Ситуация была хуже некуда. Ходоки, от которых мы ушли по болотам, сейчас медленно ползли к нам, невзирая на то, что добрая треть этих ублюдков тонула в болоте. Шли они ой как медленно, но от этого факта легче не становилось.
В мглистых болотных испарениях стеклом блестели сотни погасших глаз.
Сейчас мы стояли близ Саянских гор, поэтому деревьев здесь почти не было. Землю ковром устилала желтеющая трава с узором из опавших желтых, скрученных в трубочку листьев. Дул слабый ветерок.
Нужно было что-то решать. Бросать всю технику и ползти по горам никому не хотелось, да и никто на это не рассчитывал. Банально не хватит еды, чтобы продираться по извилистым горным долинам.

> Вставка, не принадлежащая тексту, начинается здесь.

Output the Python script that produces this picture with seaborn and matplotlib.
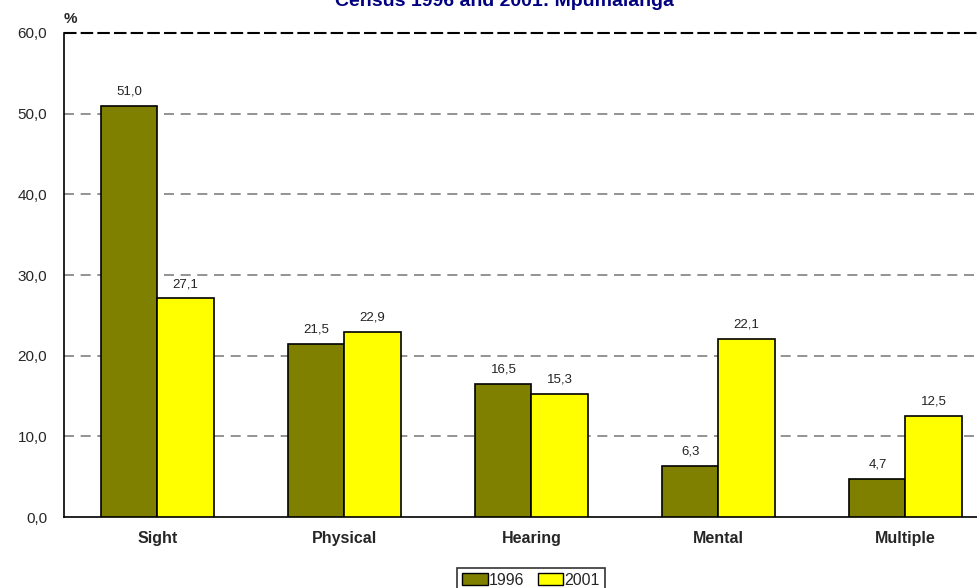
import pandas as pd
import seaborn as sns
import matplotlib.pyplot as plt
from matplotlib.patches import Patch

categories = ["Sight", "Physical", "Hearing", "Mental", "Multiple"]
years = ["1996", "2001"]
values_1996 = [51.0, 21.5, 16.5, 6.3, 4.7]
values_2001 = [27.1, 22.9, 15.3, 22.1, 12.5]
y_ticks = [0, 10, 20, 30, 40, 50, 60]

colors = {"1996": "#808000", "2001": "#FFFF00"}

df = pd.DataFrame({
    "Type": categories * 2,
    "Year": ["1996"] * 5 + ["2001"] * 5,
    "Percent": values_1996 + values_2001,
})

sns.set_style("white")
plt.rcParams["font.family"] = ["Liberation Sans Narrow", "Liberation Sans", "DejaVu Sans"]

fig = plt.figure(figsize=(9.78, 5.88), dpi=100)
ax = fig.add_axes([0.0654, 0.1207, 0.956, 0.8232])

sns.barplot(data=df, x="Type", y="Percent", hue="Year", palette=colors,
            width=0.6, edgecolor="black", linewidth=1.2, saturation=1,
            legend=False, ax=ax, zorder=3)

for cont in ax.containers:
    ax.bar_label(cont, labels=[f"{v:.1f}".replace(".", ",") for v in cont.datavalues],
                 padding=6, fontsize=9.5, color="#222222")

ax.set_ylim(0, 60)
ax.set_xlim(-0.5, 4.5)
ax.set_yticks(y_ticks)
ax.set_yticklabels([f"{t:.1f}".replace(".", ",") for t in y_ticks], fontsize=11)
ax.tick_params(axis="y", length=0, pad=12)
ax.tick_params(axis="x", length=0, pad=10)
for lbl in ax.get_xticklabels():
    lbl.set_fontweight("bold")
    lbl.set_fontsize(11.5)
ax.set_xlabel("")
ax.set_ylabel("")

for t in y_ticks[1:-1]:
    ax.axhline(t, color="#808080", linestyle=(0, (6, 4)), linewidth=1.2, zorder=1)
ax.axhline(60, color="black", linestyle=(0, (6, 2)), linewidth=1.5, zorder=1, clip_on=False)

for s in ["top", "right"]:
    ax.spines[s].set_visible(False)
ax.spines["left"].set_color("black")
ax.spines["left"].set_linewidth(1.2)
ax.spines["bottom"].set_color("black")
ax.spines["bottom"].set_linewidth(1.2)

fig.text(0.0654, 0.955, "%", fontsize=11, fontweight="bold", ha="left", va="bottom")
fig.text(0.516, 0.99, "Census 1996 and 2001: Mpumalanga", fontsize=14, fontweight="bold",
         color="#000080", ha="center", va="baseline")

handles = [Patch(facecolor=colors[y], edgecolor="black", label=y) for y in years]
leg = fig.legend(handles=handles, loc="upper center", bbox_to_anchor=(0.543, 0.048),
                 ncol=2, frameon=True, fontsize=11.5, handlelength=1.6, handleheight=0.8,
                 handletextpad=0.1, columnspacing=0.8, borderpad=0.3, fancybox=False)
leg.get_frame().set_edgecolor("black")
leg.get_frame().set_linewidth(1.2)

fig.savefig("out.png", dpi=100)
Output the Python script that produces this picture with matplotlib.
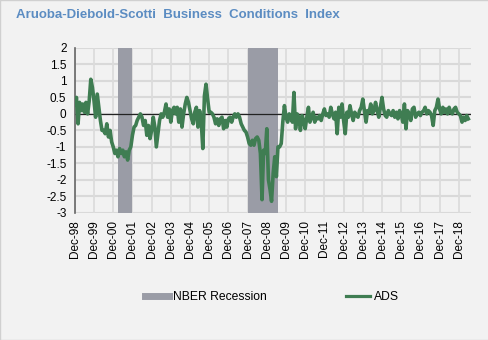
import matplotlib
matplotlib.use("Agg")
import matplotlib.pyplot as plt
from matplotlib.lines import Line2D
import pandas as pd

plt.rcParams['font.family'] = ['Liberation Sans', 'DejaVu Sans']

# ADS index, monthly, Dec-1998 .. Jun-2019
ads_1998 = [0.27]
ads_1999 = [0.5, -0.3, 0.35, 0.1, 0.3, 0.05, 0.35, 0.0, 0.4, 1.05, 0.8, 0.4]
ads_2000 = [-0.1, 0.6, 0.2, -0.2, -0.5, -0.5, -0.6, -0.3, -0.7, -0.5, -0.85, -1.0]
ads_2001 = [-1.2, -1.1, -1.3, -1.05, -1.2, -1.1, -1.3, -1.15, -1.4, -1.1, -1.0, -0.65]
ads_2002 = [-0.4, -0.35, -0.2, -0.1, 0.0, -0.1, -0.35, -0.2, -0.65, -0.35, -0.75, -0.5]
ads_2003 = [-0.1, -0.4, -1.0, -0.6, -0.2, 0.0, -0.1, 0.05, 0.3, -0.1, 0.15, -0.25]
ads_2004 = [0.1, 0.2, 0.0, 0.2, -0.25, 0.15, -0.4, 0.0, 0.3, 0.5, 0.35, 0.1]
ads_2005 = [-0.15, -0.3, 0.05, 0.2, -0.4, 0.1, -0.2, -1.05, 0.55, 0.9, 0.45, 0.05]
ads_2006 = [0.05, 0.0, -0.1, -0.3, -0.15, -0.35, -0.15, -0.1, -0.45, -0.2, -0.4, -0.15]
ads_2007 = [-0.1, -0.25, -0.1, 0.0, -0.1, 0.0, -0.1, -0.3, -0.4, -0.5, -0.55, -0.7]
ads_2008 = [-0.9, -0.95, -0.8, -0.95, -0.75, -0.7, -0.8, -1.2, -2.6, -1.1, -1.2, -0.45]
ads_2009 = [-2.0, -2.3, -2.65, -1.8, -1.3, -1.9, -1.0, -1.0, -0.9, -0.25, 0.25, -0.1]
ads_2010 = [-0.25, 0.0, -0.1, -0.25, 0.65, -0.45, 0.0, -0.1, -0.5, -0.05, -0.2, -0.45]
ads_2011 = [-0.1, 0.2, -0.25, -0.1, 0.05, -0.25, -0.1, -0.15, -0.05, -0.2, 0.0, 0.15]
ads_2012 = [-0.05, 0.0, -0.1, 0.2, 0.0, -0.15, 0.05, -0.6, 0.2, -0.1, 0.3, -0.2]
ads_2013 = [-0.6, 0.05, -0.1, 0.25, 0.0, -0.2, 0.05, -0.05, -0.1, 0.1, 0.2, 0.45]
ads_2014 = [0.1, -0.25, 0.1, 0.05, 0.3, 0.0, 0.1, 0.35, 0.1, -0.1, 0.2, 0.5]
ads_2015 = [0.15, -0.05, -0.1, 0.1, 0.0, -0.05, 0.1, -0.1, 0.05, -0.15, 0.1, 0.0]
ads_2016 = [-0.25, 0.3, -0.45, 0.1, 0.0, -0.2, 0.15, 0.2, -0.1, 0.0, 0.05, -0.05]
ads_2017 = [0.05, 0.1, 0.2, 0.0, 0.1, 0.05, -0.05, -0.35, 0.1, 0.2, 0.45, 0.15]
ads_2018 = [0.0, 0.2, 0.05, 0.15, 0.0, 0.2, 0.05, 0.0, 0.15, 0.2, 0.05, 0.0]
ads_2019 = [-0.05, -0.25, -0.1, -0.2, -0.05, -0.15]

ads = (ads_1998 + ads_1999 + ads_2000 + ads_2001 + ads_2002 + ads_2003 + ads_2004
       + ads_2005 + ads_2006 + ads_2007 + ads_2008 + ads_2009 + ads_2010 + ads_2011
       + ads_2012 + ads_2013 + ads_2014 + ads_2015 + ads_2016 + ads_2017 + ads_2018
       + ads_2019)
dates = pd.date_range('1998-12-01', periods=len(ads), freq='MS')

recessions = [('2001-03-01', '2001-11-30'), ('2007-12-01', '2009-06-30')]
tick_dates = pd.date_range('1998-12-01', '2018-12-01', freq='12MS')
tick_labels = [d.strftime('Dec-%y') for d in tick_dates]
yticks = [2, 1.5, 1, 0.5, 0, -0.5, -1, -1.5, -2, -2.5, -3]

bg = '#f2f2f2'
fig = plt.figure(figsize=(4.89, 3.40), dpi=100, facecolor=bg)
ax = fig.add_axes([0.153, 0.374, 0.81, 0.485])
ax.set_facecolor(bg)

rec_color = '#9a9ca6'
for s, e in recessions:
    ax.axvspan(pd.Timestamp(s), pd.Timestamp(e), color=rec_color, lw=0, zorder=1)

for yv in yticks:
    ax.axhline(yv, color='#d9d9d9', lw=1.5, zorder=0)
for d in tick_dates:
    ax.axvline(d, color='#dcdcdc', lw=1.3, zorder=0)
ax.axhline(0, color='#222222', lw=0.9, zorder=2)

line_color = '#3f7d52'
ax.plot(dates, ads, color=line_color, lw=2.6, zorder=3, solid_joinstyle='round')

ax.set_xlim(pd.Timestamp('1998-12-01'), pd.Timestamp('2019-07-20'))
ax.set_ylim(-3, 2)
ax.set_yticks(yticks)
ax.set_yticklabels([('%g' % v) for v in yticks])
ax.set_xticks(tick_dates)
ax.set_xticklabels(tick_labels, rotation=90)
ax.tick_params(axis='both', length=0, labelsize=8.5, colors='black')
ax.tick_params(axis='y', pad=6)
ax.tick_params(axis='x', pad=5)
for sp in ['top', 'right', 'bottom']:
    ax.spines[sp].set_visible(False)
ax.spines['left'].set_color('#666666')
ax.spines['left'].set_linewidth(1.2)

fig.text(0.033, 0.955, 'Aruoba-Diebold-Scotti  Business  Conditions  Index',
         fontsize=9.5, fontweight='bold', color='#5b8cc2', ha='left', va='center')

handles = [Line2D([0], [0], color=rec_color, lw=5),
           Line2D([0], [0], color=line_color, lw=2.3)]
fig.legend(handles, ['NBER Recession', 'ADS'], loc='center', ncol=2,
           bbox_to_anchor=(0.556, 0.127), frameon=False, columnspacing=6.6,
           handlelength=2.0, handletextpad=0.3, fontsize=8.7)

fig.patches.append(plt.Rectangle((0, 0), 1, 1, transform=fig.transFigure,
                                 fill=False, edgecolor='#d0d0d0', lw=1))
fig.savefig('out.png', dpi=100, facecolor=bg)
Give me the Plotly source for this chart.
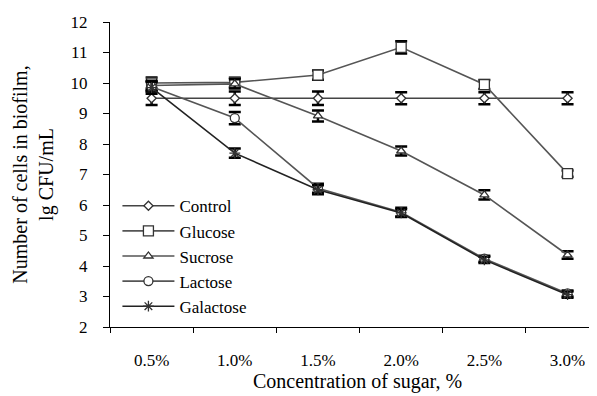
import plotly.graph_objects as go

categories = ["0.5%", "1.0%", "1.5%", "2.0%", "2.5%", "3.0%"]
control = [9.5, 9.5, 9.5, 9.5, 9.5, 9.5]
glucose = [10.0, 10.02, 10.26, 11.17, 9.95, 7.03]
sucrose = [9.92, 9.97, 8.92, 7.77, 6.33, 4.36]
lactose = [9.88, 8.85, 6.55, 5.76, 4.24, 3.1]
galactose = [9.85, 7.7, 6.5, 5.74, 4.2, 3.06]
err_control = [0.22, 0.22, 0.22, 0.2, 0.2, 0.2]
err_glucose = [0.18, 0.15, 0.15, 0.2, 0.15, 0.1]
err_sucrose = [0.15, 0.15, 0.18, 0.15, 0.15, 0.12]
err_lactose = [0.15, 0.2, 0.15, 0.15, 0.1, 0.1]
err_galactose = [0.2, 0.15, 0.15, 0.12, 0.1, 0.1]

series = [
    ("Control", control, err_control, "diamond", 7, "#444444"),
    ("Glucose", glucose, err_glucose, "square", 10, "#555555"),
    ("Sucrose", sucrose, err_sucrose, "triangle-up", 8, "#555555"),
    ("Lactose", lactose, err_lactose, "circle", 9, "#555555"),
    ("Galactose", galactose, err_galactose, "asterisk", 9, "#222222"),
]

fig = go.Figure()
for name, ys, errs, sym, size, lc in series:
    fig.add_trace(go.Scatter(
        x=categories, y=ys, name=name, mode="lines+markers",
        line=dict(color=lc, width=1.6),
        marker=dict(symbol=sym, size=size, color="white",
                    line=dict(color="#333333", width=1.3)),
        error_y=dict(type="data", array=errs, visible=True,
                     color="black", thickness=2.5, width=6),
    ))

font = "Liberation Serif, Times New Roman, serif"
fig.update_layout(
    width=597, height=396,
    margin=dict(l=102, r=0, t=14, b=77),
    paper_bgcolor="white", plot_bgcolor="white",
    font=dict(family=font, size=17, color="black"),
    showlegend=True,
    legend=dict(x=0.015, y=0.455, xanchor="left", yanchor="top",
                bgcolor="rgba(0,0,0,0)", font=dict(size=17),
                tracegroupgap=0, itemwidth=52),
    xaxis=dict(
        type="category", range=[-0.5, 5.45], tickson="boundaries",
        showline=True, linecolor="black", linewidth=1.3,
        ticks="outside", ticklen=5, tickcolor="black",
        showgrid=False, zeroline=False, ticklabelstandoff=17,
        automargin=False,
        title=dict(text="Concentration of sugar, %", standoff=4),
    ),
    yaxis=dict(
        range=[2, 12], dtick=1,
        showline=True, linecolor="black", linewidth=1.3,
        ticks="outside", ticklen=6, tickcolor="black",
        showgrid=False, zeroline=False, ticklabelstandoff=12,
        automargin=False,
        title=dict(text="Number of cells in biofilm,<br>lg CFU/mL", standoff=11),
    ),
)

fig.write_html("out.html")
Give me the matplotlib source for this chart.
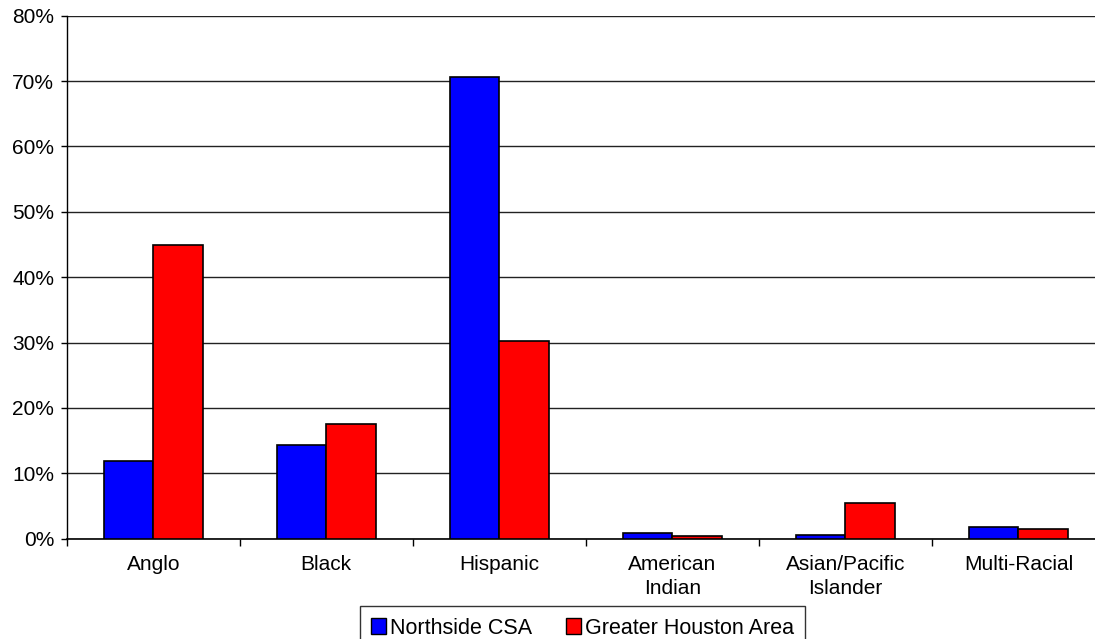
import matplotlib.pyplot as plt
import numpy as np
from matplotlib.patches import Rectangle
from matplotlib.ticker import FuncFormatter

plt.rcParams['font.family'] = ['Liberation Sans', 'DejaVu Sans']

categories = ['Anglo', 'Black', 'Hispanic', 'American\nIndian',
              'Asian/Pacific\nIslander', 'Multi-Racial']
northside = [11.9, 14.3, 70.6, 0.8, 0.6, 1.8]
houston = [45.0, 17.6, 30.2, 0.45, 5.5, 1.45]
series_names = ['Northside CSA', 'Greater Houston Area']
colors = ['#0000ff', '#ff0000']

fig = plt.figure(figsize=(10.95, 6.39), dpi=100)
# right edge runs a bit past the picture, like the original crop
ax = fig.add_axes([66.7 / 1095, 100.3 / 639, (1105 - 66.7) / 1095, 523 / 639])

x = np.arange(len(categories))
w = 0.285
ax.bar(x - w / 2, northside, w, color=colors[0], edgecolor='black', linewidth=1.2, zorder=3)
ax.bar(x + w / 2, houston, w, color=colors[1], edgecolor='black', linewidth=1.2, zorder=3)

ax.set_xlim(-0.5, len(categories) - 0.5)
ax.set_ylim(0, 80)
ax.set_yticks(np.arange(0, 81, 10))
ax.yaxis.set_major_formatter(FuncFormatter(lambda v, p: '%d%%' % v))
ax.yaxis.grid(True, color='#222222', linewidth=1)
ax.set_axisbelow(True)

ax.set_xticks(x)
ax.set_xticklabels(categories, fontsize=15, linespacing=1.3)
ax.set_xticks(np.arange(-0.5, len(categories), 1), minor=True)
ax.tick_params(axis='x', which='major', length=0, pad=12)
ax.tick_params(axis='x', which='minor', length=5, width=1)
ax.tick_params(axis='y', length=4, width=1, pad=5, labelsize=15)

for s in ['top', 'right']:
    ax.spines[s].set_visible(False)
ax.spines['left'].set_linewidth(1)
ax.spines['bottom'].set_linewidth(1.2)

handles = [Rectangle((0, 0), 1, 1, facecolor=c, edgecolor='black', linewidth=1) for c in colors]
leg = fig.legend(handles, series_names, loc='upper center',
                 bbox_to_anchor=(582.5 / 1095, 1 - 605.7 / 639), ncol=2,
                 fontsize=15.5, frameon=True, fancybox=False, edgecolor='black',
                 handlelength=0.7, handleheight=0.7, handletextpad=0.15,
                 columnspacing=1.6, borderpad=0.55, borderaxespad=0)
leg.get_frame().set_linewidth(1)

fig.savefig('out.png', dpi=100)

— Предлагаю следующее, — сказал Буйвол, осматриваясь вокруг. — Ждем, пока ходоки проползут ближе к середине болота, а затем вот по этой касательной леса обходим топи, берем технику и сваливаем.
Честно, сказать, перспектива мне не нравилась. Но пришлось согласиться с этим планом. Чертовы ублюдки свернули нам всю операцию, к которой мы готовились несколько месяцев. Несмотря на то, что я хотел хотя бы попытаться переубедить Беркута и остальных, пришлось проглотить свой протест. Сейчас слишком опасно. В любом случае потребуется повторная, более тщательно продуманная вылазка.
Пока Ржавый, Беркут, Клим и Буйвол оживленно обсуждали план отхода, я вдруг услышал короткие автоматные очереди позади себя. Обернулся. Потом услышал сдавленные крики, брань, еще очереди.
— Вы слышали?
Все посмотрели на меня.
— У дозорного отряда какой-то шум.
Еще одна автоматная очередь, которую теперь услышали остальные.
— Беркут! Прием! — захлебывалась рация. — Ту…
Когда мы пробрались к месту было слишком поздно.
Среди развалов огромных горных валунов, изрядно обросших растительностью, лежали три тела. На камнях багровела кровь. Мы принялись аккуратно осматривать место. Забегали фонарики.
— Ох етить-колотить, — вздыхал Клим, осматривая изодранные когтями тела сталкеров. — Когда ж их так подрали…
Ни одного выжившего. На окровавленных телах были только следы крючковатых когтей, а на шее — от мощных, длинных клыков.
— Может зверь, — чесал голову Ржавый, — или незнаю… чудо-юдо какое?
— Эта была дозорная группа, — медленно проговорил Беркут, — их было семеро.